--- BEGIN Extracted records ---

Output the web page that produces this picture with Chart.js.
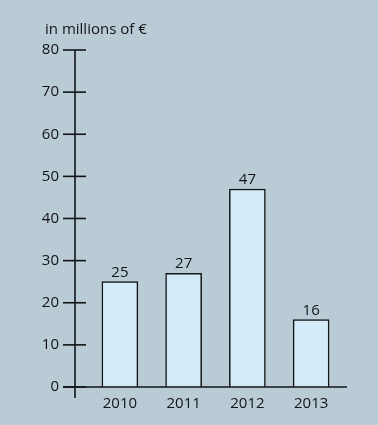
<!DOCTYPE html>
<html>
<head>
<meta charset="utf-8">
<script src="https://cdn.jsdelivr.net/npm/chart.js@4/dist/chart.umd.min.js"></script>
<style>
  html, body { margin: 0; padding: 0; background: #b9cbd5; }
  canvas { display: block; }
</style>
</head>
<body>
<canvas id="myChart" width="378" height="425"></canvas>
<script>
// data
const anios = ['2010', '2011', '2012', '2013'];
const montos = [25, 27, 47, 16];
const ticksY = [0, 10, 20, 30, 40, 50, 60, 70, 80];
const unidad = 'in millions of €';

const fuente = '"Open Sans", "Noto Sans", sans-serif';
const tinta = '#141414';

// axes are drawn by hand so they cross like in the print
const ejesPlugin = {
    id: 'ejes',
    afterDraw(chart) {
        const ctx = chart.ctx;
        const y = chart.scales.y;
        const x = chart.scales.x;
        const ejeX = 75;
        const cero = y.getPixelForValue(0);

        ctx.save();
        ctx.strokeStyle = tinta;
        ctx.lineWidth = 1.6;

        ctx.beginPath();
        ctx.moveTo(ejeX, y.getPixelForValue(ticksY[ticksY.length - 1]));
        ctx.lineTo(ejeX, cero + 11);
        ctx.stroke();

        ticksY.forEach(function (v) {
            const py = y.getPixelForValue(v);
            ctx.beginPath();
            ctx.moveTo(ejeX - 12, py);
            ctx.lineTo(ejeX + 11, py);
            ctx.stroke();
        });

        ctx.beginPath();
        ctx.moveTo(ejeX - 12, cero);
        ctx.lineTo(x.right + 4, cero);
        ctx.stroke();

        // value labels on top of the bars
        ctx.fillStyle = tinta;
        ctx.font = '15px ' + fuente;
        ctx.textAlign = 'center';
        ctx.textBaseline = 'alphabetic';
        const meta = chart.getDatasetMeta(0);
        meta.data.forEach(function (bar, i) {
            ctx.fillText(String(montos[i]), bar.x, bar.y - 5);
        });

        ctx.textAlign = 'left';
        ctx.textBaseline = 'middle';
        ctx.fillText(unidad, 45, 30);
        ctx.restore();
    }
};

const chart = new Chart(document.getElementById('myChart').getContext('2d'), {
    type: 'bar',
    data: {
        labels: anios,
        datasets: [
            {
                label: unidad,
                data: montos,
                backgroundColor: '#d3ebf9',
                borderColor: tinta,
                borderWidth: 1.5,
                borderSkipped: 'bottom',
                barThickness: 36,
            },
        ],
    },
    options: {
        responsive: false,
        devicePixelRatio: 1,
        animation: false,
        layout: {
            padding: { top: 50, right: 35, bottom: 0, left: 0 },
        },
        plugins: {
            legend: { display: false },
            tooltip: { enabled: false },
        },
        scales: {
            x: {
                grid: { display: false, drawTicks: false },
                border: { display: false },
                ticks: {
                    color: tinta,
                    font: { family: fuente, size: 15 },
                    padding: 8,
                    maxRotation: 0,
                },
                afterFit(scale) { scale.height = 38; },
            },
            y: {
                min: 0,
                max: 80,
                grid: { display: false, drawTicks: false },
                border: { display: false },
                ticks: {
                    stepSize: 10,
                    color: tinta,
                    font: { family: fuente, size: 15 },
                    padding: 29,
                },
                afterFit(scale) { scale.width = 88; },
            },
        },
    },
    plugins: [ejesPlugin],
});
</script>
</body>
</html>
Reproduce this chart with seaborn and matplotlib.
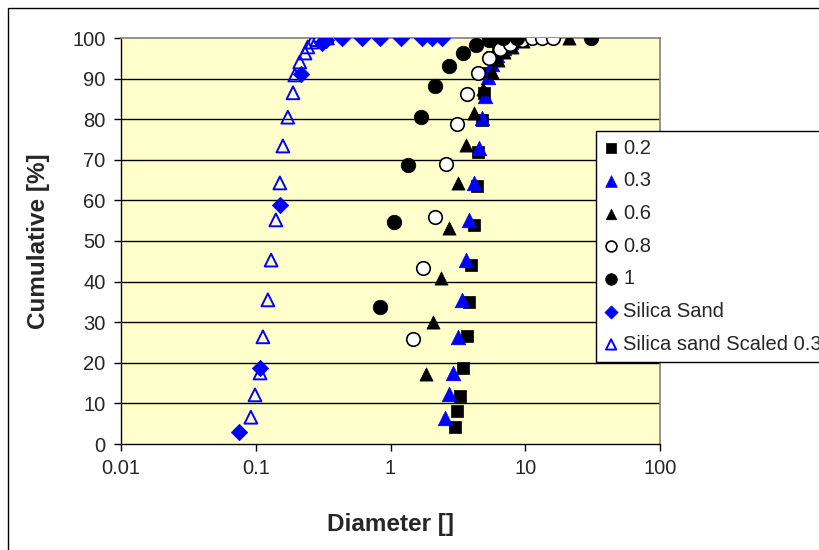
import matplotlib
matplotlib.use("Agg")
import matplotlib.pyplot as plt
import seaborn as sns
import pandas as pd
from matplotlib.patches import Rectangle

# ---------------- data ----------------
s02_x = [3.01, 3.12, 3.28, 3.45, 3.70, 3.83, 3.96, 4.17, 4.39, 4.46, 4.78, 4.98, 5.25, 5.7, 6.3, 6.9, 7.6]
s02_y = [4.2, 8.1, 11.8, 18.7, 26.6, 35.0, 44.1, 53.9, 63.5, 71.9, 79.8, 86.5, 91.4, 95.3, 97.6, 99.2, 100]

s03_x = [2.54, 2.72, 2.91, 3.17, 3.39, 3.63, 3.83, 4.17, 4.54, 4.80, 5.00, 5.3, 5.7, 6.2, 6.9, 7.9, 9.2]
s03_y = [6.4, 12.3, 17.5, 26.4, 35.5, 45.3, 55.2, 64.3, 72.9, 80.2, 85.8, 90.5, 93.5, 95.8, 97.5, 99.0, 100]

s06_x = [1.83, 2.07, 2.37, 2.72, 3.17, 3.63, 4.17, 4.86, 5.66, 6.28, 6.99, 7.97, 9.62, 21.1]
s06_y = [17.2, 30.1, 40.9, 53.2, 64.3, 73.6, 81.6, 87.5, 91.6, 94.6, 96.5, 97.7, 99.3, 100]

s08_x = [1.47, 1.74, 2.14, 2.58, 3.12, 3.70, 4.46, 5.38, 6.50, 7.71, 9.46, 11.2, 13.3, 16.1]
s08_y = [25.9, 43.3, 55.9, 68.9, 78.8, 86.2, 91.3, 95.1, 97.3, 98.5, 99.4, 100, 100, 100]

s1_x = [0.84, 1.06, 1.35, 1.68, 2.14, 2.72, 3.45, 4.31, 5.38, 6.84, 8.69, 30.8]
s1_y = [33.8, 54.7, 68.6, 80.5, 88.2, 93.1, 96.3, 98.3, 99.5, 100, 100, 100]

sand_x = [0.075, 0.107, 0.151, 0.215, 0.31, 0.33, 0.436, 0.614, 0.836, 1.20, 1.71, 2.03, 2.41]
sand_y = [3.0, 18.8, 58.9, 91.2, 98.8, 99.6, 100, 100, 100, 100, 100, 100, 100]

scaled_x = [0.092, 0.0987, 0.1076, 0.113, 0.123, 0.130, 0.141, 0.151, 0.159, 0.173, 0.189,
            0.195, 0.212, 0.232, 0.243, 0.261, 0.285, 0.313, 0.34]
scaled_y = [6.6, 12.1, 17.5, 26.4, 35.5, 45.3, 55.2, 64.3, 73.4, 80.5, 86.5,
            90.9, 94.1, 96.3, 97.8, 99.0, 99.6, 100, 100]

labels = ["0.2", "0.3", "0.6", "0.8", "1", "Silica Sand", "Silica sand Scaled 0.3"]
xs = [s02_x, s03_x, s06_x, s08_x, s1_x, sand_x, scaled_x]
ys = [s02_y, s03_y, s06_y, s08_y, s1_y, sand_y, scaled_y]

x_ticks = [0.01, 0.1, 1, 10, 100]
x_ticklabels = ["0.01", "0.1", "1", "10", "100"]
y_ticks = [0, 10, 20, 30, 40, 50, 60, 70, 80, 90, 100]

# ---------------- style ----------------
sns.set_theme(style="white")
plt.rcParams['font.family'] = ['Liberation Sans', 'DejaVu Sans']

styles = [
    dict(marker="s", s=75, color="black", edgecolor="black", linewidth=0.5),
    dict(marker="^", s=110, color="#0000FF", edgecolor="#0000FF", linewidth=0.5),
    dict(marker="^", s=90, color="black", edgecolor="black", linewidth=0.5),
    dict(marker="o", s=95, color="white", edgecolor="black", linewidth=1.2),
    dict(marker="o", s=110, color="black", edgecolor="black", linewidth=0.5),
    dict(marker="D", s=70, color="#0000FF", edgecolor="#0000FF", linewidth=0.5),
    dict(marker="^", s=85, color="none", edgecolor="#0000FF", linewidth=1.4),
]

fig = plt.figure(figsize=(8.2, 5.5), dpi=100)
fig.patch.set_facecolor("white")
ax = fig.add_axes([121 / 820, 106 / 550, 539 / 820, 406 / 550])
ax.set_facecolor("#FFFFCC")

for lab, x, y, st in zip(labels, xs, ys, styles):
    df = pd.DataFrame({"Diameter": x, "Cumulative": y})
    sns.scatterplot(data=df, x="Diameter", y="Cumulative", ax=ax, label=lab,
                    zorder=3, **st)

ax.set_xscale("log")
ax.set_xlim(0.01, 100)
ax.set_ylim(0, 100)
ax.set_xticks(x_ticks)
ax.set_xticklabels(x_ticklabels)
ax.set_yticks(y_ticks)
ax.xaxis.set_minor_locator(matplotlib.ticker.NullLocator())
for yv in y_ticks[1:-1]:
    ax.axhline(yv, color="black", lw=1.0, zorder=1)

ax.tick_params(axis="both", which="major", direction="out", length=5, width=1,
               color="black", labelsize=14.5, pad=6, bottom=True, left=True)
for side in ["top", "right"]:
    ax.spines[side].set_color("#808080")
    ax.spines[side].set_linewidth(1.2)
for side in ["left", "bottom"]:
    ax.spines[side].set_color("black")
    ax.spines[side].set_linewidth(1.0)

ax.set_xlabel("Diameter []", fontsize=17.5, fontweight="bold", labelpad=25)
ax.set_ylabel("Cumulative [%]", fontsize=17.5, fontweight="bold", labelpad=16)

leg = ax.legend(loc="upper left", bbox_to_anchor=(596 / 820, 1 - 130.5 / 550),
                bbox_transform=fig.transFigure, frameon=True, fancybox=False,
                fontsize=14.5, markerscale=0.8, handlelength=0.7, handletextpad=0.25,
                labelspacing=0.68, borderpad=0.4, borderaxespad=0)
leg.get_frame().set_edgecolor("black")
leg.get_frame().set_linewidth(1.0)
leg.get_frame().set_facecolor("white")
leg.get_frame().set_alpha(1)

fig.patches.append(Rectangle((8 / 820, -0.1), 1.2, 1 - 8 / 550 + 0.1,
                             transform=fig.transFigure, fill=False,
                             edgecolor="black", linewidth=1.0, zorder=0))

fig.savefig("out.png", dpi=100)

--- END Extracted records ---
--- BEGIN Extracted records ---

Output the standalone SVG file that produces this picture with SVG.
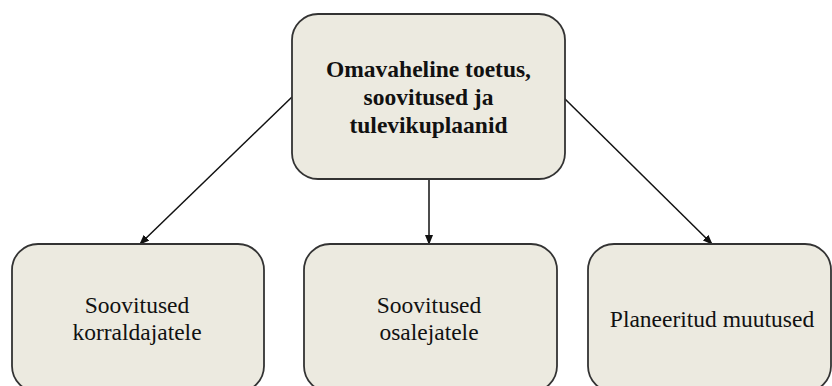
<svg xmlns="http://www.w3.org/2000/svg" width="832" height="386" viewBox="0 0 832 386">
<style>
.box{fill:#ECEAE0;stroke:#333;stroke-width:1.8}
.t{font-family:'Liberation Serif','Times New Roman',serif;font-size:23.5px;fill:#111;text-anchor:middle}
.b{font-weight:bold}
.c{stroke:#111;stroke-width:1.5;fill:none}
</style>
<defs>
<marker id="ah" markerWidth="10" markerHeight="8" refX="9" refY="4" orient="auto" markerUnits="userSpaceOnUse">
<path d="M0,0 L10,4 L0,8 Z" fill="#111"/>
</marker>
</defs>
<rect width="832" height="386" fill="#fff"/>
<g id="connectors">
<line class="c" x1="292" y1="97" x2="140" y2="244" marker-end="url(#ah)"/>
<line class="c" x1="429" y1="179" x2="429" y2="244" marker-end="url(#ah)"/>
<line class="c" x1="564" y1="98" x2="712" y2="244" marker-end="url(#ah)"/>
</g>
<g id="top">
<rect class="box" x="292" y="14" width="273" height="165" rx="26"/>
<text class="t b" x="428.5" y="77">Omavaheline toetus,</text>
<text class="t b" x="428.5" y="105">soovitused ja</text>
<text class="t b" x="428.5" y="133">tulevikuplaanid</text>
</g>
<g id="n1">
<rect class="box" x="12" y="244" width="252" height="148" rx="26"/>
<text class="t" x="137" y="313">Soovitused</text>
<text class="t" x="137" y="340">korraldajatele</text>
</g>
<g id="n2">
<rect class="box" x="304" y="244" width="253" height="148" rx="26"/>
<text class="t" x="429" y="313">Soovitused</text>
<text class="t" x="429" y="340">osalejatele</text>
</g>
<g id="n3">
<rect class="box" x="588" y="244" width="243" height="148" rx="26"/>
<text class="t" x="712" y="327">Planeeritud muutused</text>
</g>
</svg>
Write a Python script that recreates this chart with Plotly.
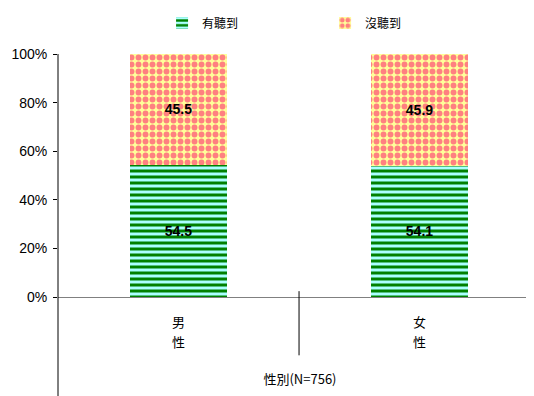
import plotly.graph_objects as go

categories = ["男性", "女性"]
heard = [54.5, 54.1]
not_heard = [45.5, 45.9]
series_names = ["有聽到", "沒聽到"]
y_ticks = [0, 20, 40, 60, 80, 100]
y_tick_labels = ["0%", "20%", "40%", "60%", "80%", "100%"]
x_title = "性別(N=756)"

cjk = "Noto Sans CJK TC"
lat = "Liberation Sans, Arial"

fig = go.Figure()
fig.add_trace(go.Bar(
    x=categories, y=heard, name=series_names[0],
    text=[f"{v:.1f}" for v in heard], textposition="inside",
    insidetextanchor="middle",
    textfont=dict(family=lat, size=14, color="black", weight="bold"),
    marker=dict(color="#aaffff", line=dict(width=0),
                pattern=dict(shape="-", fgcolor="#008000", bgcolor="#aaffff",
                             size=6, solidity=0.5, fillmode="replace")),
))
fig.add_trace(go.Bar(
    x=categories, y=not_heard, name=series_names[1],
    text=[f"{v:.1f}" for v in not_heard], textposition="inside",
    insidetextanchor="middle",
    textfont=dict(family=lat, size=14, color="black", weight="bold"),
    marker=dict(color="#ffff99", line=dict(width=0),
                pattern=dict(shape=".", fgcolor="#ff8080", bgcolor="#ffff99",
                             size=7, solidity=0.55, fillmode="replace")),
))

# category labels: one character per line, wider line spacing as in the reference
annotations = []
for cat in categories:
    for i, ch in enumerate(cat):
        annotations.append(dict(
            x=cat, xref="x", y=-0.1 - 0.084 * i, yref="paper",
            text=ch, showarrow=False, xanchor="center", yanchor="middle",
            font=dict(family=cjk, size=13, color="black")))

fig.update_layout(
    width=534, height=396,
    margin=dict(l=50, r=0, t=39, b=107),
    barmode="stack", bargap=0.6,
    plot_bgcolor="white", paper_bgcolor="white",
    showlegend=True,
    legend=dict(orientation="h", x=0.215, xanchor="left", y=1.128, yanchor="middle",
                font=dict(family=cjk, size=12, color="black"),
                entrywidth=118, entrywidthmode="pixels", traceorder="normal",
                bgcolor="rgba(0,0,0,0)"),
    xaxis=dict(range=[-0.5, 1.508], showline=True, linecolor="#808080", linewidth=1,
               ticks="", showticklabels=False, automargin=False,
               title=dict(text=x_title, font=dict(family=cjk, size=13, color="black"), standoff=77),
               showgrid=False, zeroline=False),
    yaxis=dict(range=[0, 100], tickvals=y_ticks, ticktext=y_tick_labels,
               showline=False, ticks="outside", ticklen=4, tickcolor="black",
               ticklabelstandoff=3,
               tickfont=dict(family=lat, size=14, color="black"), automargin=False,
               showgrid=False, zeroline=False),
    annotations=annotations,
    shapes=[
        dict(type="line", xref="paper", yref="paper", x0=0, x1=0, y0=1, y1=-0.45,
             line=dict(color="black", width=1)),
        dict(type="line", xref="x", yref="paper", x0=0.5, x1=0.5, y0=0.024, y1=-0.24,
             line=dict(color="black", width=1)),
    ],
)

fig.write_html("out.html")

--- END Extracted records ---

Instructions to follow: Repeat exactly the part that opens with the line containing "Output the web" and closes with the line containing "const tinta = '#141414';". Include both end lines, and drop the pictures.

Written response:
Output the web page that produces this picture with Chart.js.
<!DOCTYPE html>
<html>
<head>
<meta charset="utf-8">
<script src="https://cdn.jsdelivr.net/npm/chart.js@4/dist/chart.umd.min.js"></script>
<style>
  html, body { margin: 0; padding: 0; background: #b9cbd5; }
  canvas { display: block; }
</style>
</head>
<body>
<canvas id="myChart" width="378" height="425"></canvas>
<script>
// data
const anios = ['2010', '2011', '2012', '2013'];
const montos = [25, 27, 47, 16];
const ticksY = [0, 10, 20, 30, 40, 50, 60, 70, 80];
const unidad = 'in millions of €';

const fuente = '"Open Sans", "Noto Sans", sans-serif';
const tinta = '#141414';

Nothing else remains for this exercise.